Opening ceremony of Beijing 2008 Olympic Games
5. Do you have a ‘day job’ as well as writing? How do you find/make the time?

Yes, I am an English teacher in a local primary school. As the only non-Chinese person there, I have ample opportunities to observe and learn about the people of Hong Kong. I write on the weekends, some evenings and while my students are taking their exams, which in Hong Kong happens four times a year.

6. How do you write?

I prefer big chunks of time and get my best work done when I go to coffee shops. I find it very difficult to write at home, so it’s useful to have designated time and space far away from my couch. I have a writers’ group that meets at a local coffee shop every Tuesday night. Sometimes we critique each other’s work and sometimes we just spend time writing with company. It’s great motivation.

Water Cube in Beijing
7. What, if anything, influences your writing?

Hong Kong definitely influences my writing. There are so many different worlds within this one city, and it’s always providing a new type of inspiration. The outsider’s experience has provided fodder for literature throughout history, and I’m discovering that it’s a boon for my own writing as well.

8. Who, if anyone, has influenced your writing?

Some of my influences are Peter Hessler, Torre DeRoche, Caitlin Shetterly and Janet Finch.
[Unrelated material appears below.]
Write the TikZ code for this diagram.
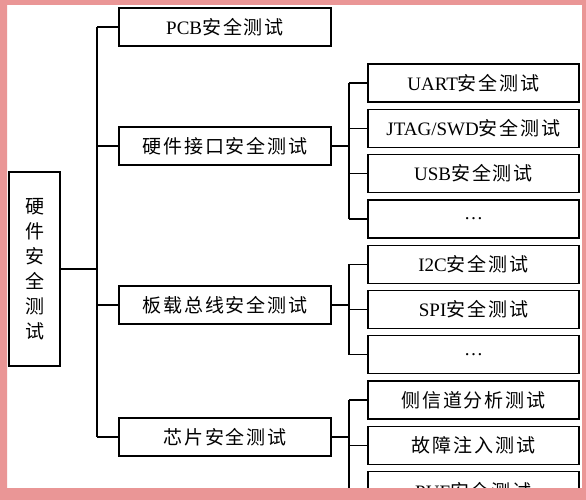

Stephen King’s On Writing made a big impact on me, though I don’t really read his novels. My critique partner, Jane Cornelius, helps me to pare down my writing and focus on the most important words when I have a tendency to overwrite.

9. Can you name three things you’d like to achieve in life?

I’d like to live in London, ink a book deal with a traditional publisher, and one day be accomplished, educated and articulate enough to give a TED Talk.

10. Do you have any advice for aspiring authors?

Read. Read. Read. Explore different genres and develop your tastes so that you know how to write the kind of stories you would want to read.

Thank you for the opportunity to answer these questions on your blog and for taking the time to read my e-book!